During the late modelling users can refine the placeholders using their own modelling skills. They can be assisted either with a set of activities and/or constraints as
it has been highlighted by Sadiq et al. (2001). The authors also distinguish three
options for implementing late modelling:
–– Option 1: Reference Process Model. Placeholders may be defined without any
constraints or predefined activities.
–– Option 2: Reference Process Model + Set of Activities. Placeholders may be
defined using the predefined set of activities without any constraints.
–– Option 3: Reference Process Model + Set of Activities + Set of Constraints.
Placeholders may be defined from the predefined set of activities under the given
set of constraints.
Sadiq et al. (2005) propose an implementation of option 3 for late modelling.
Figure 4 illustrates the proposed approach. This example defines a set of activities
and constraints that are needed to define the placeholder (i.e., task B) of the process
model. At runtime, the placeholder/pocket of flexibility is defined for a given process instance based on tacit knowledge.
Fig. 4 Using placeholders for managing business process variants (Adapted from Weber et al.
2009)
Techniques for Reuse in Business Process Modeling in Public Administration
121
Analysis With respect to the identified requirements, the key points of analysis are
as follows:
–– Requirement 1: Compression Rate: fulfilled. In essence, the use of a reference
model guarantees that duplicate process elements are merged, ensuring a high
compression rate.
–– Requirement 2: Maintainability: fulfilled. Maintainability, has been tackled from
a technical perspective. Indeed, the literature proposes various algorithms for
checking the satisfiability of the constraints (Lu et al. 2009b; Pesic et al. 2010)
used with the predefined set of activities.
–– Requirement 3: User Support: partially fulfilled. Even though it has been noticed
that there is a need to help users create sound and correct models (van der Aalst
et al. 2009), we could not find any contribution that creates and updates such
reference process models. However, during the customisation phase, users can
be assisted either with a set of activities and/or constraints as it has been highlighted by Sadiq et al. (2001).

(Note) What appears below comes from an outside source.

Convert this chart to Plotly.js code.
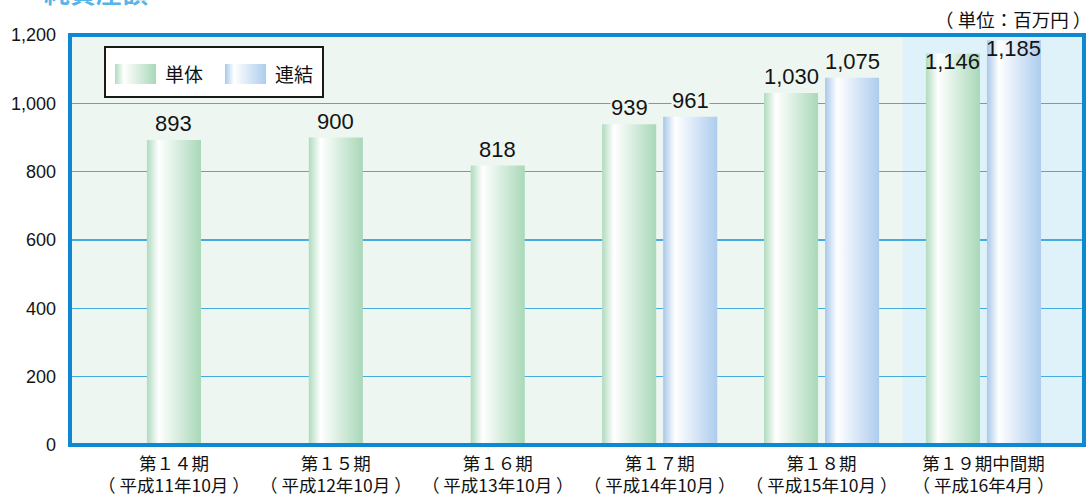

–– Requirement 4: Traceability: not discussed.
Hierarchical Reference Process Models
Description In most cases, business process models tend to be very large and are
difficult to manage by end-users. Reducing the complexity of large models can be
achieved by representing them at different levels of detail. The general idea is to
reduce the complexity of business processes and reveal to the end-user a partial
model by applying abstraction techniques. This fosters the reuse of similar process
fragments as well as reducing inconsistency. In this context, some researchers tried
to manage reference process models at various levels of abstraction while explicitly
capturing variation points. The object of this section is to review the proposed
approaches that study such models, i.e., hierarchical reference process models.
Razavian and Khosravi (2008), propose a variability modelling method which is
specifically designed for the component and connector view of UML 2. The authors
introduce multiple mechanisms for modelling variation points depending on the
variable element (component, connector or interface). Variation points are presented
at various levels of abstraction by having optional or alternative architectural elements. An example is shown in Fig. 5 where the top level component “UI Manager”
can be further refined to one of the two associated variants: “JavaScript UI Manager”
and “HTML UI Manager”. Each element is annotated by specific stereotypes: the
variation point is marked by << alt vp >> and its lower level sub processes express
all details related to higher level activities and variabilities residing in them and they
are annotated by << variant >>.
Baran et al. (2013) investigated the use of hierarchical reference business process
models using BPMN. Such models are created in a two-step operation. First, the
proposed algorithm transforms the input BPMN models into two-level hierarchy.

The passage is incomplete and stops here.